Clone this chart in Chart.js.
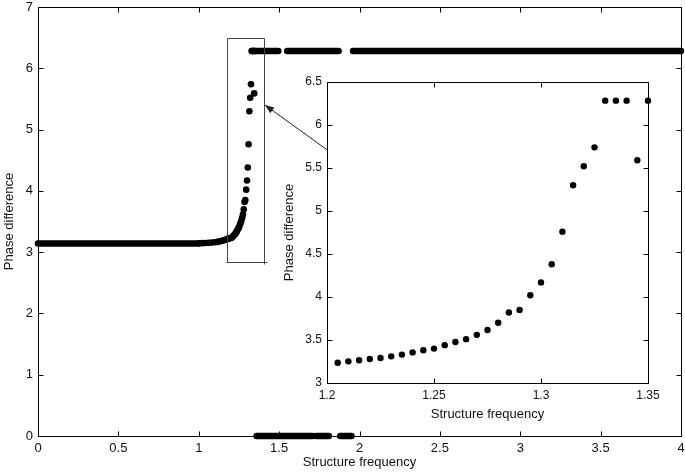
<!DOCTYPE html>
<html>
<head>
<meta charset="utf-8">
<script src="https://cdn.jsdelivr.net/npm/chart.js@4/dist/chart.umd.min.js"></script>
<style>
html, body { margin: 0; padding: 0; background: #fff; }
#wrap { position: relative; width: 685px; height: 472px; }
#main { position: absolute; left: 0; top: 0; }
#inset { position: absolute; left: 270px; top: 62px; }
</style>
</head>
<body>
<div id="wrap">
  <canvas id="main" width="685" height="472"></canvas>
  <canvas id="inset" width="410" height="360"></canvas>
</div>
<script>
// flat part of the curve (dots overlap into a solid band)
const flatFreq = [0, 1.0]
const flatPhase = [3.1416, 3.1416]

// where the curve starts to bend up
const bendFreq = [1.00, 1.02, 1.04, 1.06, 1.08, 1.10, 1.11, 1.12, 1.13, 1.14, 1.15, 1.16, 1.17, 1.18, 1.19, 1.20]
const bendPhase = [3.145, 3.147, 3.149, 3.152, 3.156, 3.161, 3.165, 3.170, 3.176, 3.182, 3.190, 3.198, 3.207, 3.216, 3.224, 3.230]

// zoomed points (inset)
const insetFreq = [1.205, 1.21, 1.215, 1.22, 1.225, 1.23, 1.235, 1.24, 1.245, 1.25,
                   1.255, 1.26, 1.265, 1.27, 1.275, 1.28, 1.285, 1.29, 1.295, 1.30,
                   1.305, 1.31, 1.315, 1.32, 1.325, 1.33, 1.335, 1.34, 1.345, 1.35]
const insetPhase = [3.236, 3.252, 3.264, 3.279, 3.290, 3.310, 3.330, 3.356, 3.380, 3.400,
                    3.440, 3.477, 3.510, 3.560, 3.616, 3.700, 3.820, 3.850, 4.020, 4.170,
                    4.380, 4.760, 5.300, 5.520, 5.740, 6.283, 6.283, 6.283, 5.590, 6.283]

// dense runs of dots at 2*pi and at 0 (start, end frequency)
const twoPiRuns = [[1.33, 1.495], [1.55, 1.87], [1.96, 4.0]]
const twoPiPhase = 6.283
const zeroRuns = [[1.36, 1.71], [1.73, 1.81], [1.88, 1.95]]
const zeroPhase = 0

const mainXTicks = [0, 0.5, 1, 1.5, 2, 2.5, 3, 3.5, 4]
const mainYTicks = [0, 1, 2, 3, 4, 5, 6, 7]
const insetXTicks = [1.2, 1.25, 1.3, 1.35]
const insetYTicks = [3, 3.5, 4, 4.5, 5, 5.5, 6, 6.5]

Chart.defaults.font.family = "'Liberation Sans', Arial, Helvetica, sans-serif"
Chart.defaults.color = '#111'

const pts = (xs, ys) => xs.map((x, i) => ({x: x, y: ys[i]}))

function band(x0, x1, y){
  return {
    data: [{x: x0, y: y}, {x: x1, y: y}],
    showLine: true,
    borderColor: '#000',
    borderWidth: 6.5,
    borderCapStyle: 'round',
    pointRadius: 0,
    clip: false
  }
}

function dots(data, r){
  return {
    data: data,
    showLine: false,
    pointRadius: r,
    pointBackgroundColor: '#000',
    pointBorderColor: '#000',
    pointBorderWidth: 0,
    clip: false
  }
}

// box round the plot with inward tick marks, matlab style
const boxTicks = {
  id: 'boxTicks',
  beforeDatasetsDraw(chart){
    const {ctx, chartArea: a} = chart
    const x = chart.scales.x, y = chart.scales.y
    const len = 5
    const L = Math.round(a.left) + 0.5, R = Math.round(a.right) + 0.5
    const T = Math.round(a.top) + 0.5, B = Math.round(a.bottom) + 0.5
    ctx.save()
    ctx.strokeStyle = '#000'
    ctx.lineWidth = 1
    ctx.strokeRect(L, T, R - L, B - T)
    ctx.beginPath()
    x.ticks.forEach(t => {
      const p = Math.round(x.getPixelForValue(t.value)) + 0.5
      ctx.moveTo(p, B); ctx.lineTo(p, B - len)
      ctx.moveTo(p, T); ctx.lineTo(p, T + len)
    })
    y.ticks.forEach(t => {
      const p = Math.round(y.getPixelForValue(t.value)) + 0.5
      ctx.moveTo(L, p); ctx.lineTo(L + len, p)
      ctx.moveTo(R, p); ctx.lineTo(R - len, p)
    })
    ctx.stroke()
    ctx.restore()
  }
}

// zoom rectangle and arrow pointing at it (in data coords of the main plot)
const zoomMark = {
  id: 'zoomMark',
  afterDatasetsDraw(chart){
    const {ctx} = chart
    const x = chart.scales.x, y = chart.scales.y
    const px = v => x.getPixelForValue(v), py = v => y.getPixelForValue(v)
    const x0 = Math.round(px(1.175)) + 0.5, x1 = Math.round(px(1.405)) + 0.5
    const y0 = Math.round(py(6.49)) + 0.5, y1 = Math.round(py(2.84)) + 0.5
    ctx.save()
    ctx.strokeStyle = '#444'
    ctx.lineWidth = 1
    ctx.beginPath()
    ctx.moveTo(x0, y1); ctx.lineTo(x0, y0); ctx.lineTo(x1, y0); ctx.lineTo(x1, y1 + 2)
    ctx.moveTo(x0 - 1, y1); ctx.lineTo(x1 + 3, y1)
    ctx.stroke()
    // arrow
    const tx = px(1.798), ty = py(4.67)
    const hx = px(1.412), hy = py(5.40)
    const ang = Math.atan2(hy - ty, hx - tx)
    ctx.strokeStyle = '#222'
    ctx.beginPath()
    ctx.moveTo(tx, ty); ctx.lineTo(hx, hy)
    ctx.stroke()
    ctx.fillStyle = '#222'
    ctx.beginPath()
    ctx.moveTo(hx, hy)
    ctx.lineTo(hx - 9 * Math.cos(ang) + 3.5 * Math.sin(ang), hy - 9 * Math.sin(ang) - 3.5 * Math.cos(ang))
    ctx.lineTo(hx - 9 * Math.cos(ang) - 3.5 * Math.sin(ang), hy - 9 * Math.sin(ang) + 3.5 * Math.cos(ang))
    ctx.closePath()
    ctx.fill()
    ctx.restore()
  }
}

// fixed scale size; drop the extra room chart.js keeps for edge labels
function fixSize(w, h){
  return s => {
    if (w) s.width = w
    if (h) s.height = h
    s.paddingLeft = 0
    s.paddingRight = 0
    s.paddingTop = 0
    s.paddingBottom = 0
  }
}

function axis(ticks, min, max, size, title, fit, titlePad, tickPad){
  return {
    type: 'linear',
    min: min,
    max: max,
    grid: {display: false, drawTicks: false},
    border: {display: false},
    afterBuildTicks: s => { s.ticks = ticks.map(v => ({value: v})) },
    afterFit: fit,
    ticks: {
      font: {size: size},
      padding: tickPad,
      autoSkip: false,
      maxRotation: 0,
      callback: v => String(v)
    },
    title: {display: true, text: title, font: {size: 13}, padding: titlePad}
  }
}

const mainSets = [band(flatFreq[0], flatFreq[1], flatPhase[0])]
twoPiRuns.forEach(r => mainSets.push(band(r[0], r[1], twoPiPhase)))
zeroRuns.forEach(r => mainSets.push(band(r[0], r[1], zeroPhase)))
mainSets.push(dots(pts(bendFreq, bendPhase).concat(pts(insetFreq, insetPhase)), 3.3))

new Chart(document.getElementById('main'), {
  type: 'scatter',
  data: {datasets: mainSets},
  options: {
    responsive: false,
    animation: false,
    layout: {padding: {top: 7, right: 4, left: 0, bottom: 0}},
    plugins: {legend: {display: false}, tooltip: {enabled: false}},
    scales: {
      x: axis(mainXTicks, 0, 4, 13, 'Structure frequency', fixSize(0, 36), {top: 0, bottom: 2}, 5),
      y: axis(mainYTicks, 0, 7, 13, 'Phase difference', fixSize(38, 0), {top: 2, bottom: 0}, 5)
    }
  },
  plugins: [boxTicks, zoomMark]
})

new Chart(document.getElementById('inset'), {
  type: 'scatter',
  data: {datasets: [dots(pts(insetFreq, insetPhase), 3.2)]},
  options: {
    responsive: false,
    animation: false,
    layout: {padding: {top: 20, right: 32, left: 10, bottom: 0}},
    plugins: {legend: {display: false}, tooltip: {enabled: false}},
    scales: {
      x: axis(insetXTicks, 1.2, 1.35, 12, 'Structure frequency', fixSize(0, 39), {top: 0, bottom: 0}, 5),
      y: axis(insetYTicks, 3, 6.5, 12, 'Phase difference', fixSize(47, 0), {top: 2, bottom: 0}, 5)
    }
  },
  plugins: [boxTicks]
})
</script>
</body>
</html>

● **Given task**:
Your task is to restate word for word the lines from the top of the data to the line containing "Chart.defaults.color = '#111'", both ends included, with every picture left out.

● **Written answer**:
Clone this chart in Chart.js.
<!DOCTYPE html>
<html>
<head>
<meta charset="utf-8">
<script src="https://cdn.jsdelivr.net/npm/chart.js@4/dist/chart.umd.min.js"></script>
<style>
html, body { margin: 0; padding: 0; background: #fff; }
#wrap { position: relative; width: 685px; height: 472px; }
#main { position: absolute; left: 0; top: 0; }
#inset { position: absolute; left: 270px; top: 62px; }
</style>
</head>
<body>
<div id="wrap">
  <canvas id="main" width="685" height="472"></canvas>
  <canvas id="inset" width="410" height="360"></canvas>
</div>
<script>
// flat part of the curve (dots overlap into a solid band)
const flatFreq = [0, 1.0]
const flatPhase = [3.1416, 3.1416]

// where the curve starts to bend up
const bendFreq = [1.00, 1.02, 1.04, 1.06, 1.08, 1.10, 1.11, 1.12, 1.13, 1.14, 1.15, 1.16, 1.17, 1.18, 1.19, 1.20]
const bendPhase = [3.145, 3.147, 3.149, 3.152, 3.156, 3.161, 3.165, 3.170, 3.176, 3.182, 3.190, 3.198, 3.207, 3.216, 3.224, 3.230]

// zoomed points (inset)
const insetFreq = [1.205, 1.21, 1.215, 1.22, 1.225, 1.23, 1.235, 1.24, 1.245, 1.25,
                   1.255, 1.26, 1.265, 1.27, 1.275, 1.28, 1.285, 1.29, 1.295, 1.30,
                   1.305, 1.31, 1.315, 1.32, 1.325, 1.33, 1.335, 1.34, 1.345, 1.35]
const insetPhase = [3.236, 3.252, 3.264, 3.279, 3.290, 3.310, 3.330, 3.356, 3.380, 3.400,
                    3.440, 3.477, 3.510, 3.560, 3.616, 3.700, 3.820, 3.850, 4.020, 4.170,
                    4.380, 4.760, 5.300, 5.520, 5.740, 6.283, 6.283, 6.283, 5.590, 6.283]

// dense runs of dots at 2*pi and at 0 (start, end frequency)
const twoPiRuns = [[1.33, 1.495], [1.55, 1.87], [1.96, 4.0]]
const twoPiPhase = 6.283
const zeroRuns = [[1.36, 1.71], [1.73, 1.81], [1.88, 1.95]]
const zeroPhase = 0

const mainXTicks = [0, 0.5, 1, 1.5, 2, 2.5, 3, 3.5, 4]
const mainYTicks = [0, 1, 2, 3, 4, 5, 6, 7]
const insetXTicks = [1.2, 1.25, 1.3, 1.35]
const insetYTicks = [3, 3.5, 4, 4.5, 5, 5.5, 6, 6.5]

Chart.defaults.font.family = "'Liberation Sans', Arial, Helvetica, sans-serif"
Chart.defaults.color = '#111'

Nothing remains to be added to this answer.